12 like in that song. It starts on the Solstice day; the shortest day of the year, that’s day one. By then all the Muzak is playing Mannheim Steamroller and everybody already has their trees and lights and stuff, so we figure it’s time to get the party started. Usually the first couple’a gifts are not too hot, but we start right in lighting our candles and having special dinners, and talking about the principals and all that philosophical stuff my Dad and Granpa are so into. The first 3 are Unity, Kindness and Compassion. On Christmas Eve, it’s Hope, cause we hope we get some good stuff. Then on the day of, is Generosity, cause most everybody tries to be real generous with each other on that day. And after, it’s Gratitude, when we are grateful that we get to buy most of our presents when everything’s on sale.
Then, on those lost days between Christmas and New Years, Granpa put in his personal code: Truth Love and Courage. He says if we have the courage to always look for the truth and accept it with love, everything will always turn out for the best. I don’t know about that though, things can turn out pretty crummy sometimes, no matter what.
On the last three days, we kinda do the Jewish New Year where you’re ‘sposed to face your guilt and stuff and then Atone.
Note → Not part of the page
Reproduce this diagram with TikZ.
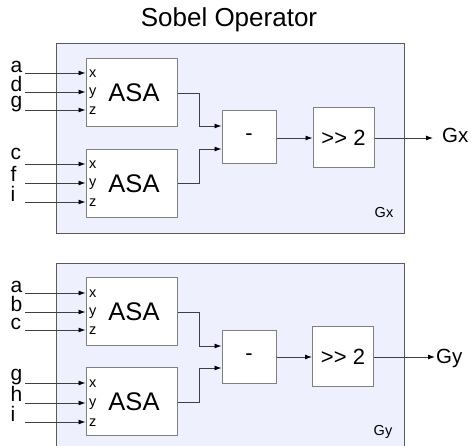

That’s the 10th day, Atonement. We always have to discuss like whether or not it’s ok to throw apple cores but not orange peels in the bushes at the park and stuff. But on Forgiveness: New years Eve, we do have a party, and watch the ball drop and all kiss each other and stuff, cause it changes from Forgiveness to Redemption right then. And we still get presents, usually little ones, whatever’s left over, but sometimes it’s cool stuff people forget to get you and found at the sales.
Granpa’s too old to do Santa anymore; and Dad’s too skinny, and doesn’t really like people anyway. Some of my friends think it’s weird that we don’t celebrate Christmas, but we do. Holly Days is Christmas, Chanukah, Kwanza Roshashannah and Ramadan all at once. My favorite part is The Stealing of the Tree, cause it feels like you’re doing something bad but you really aren’t cause they are just gonna have to pay for a dumpster to throw all those old trees in anyway.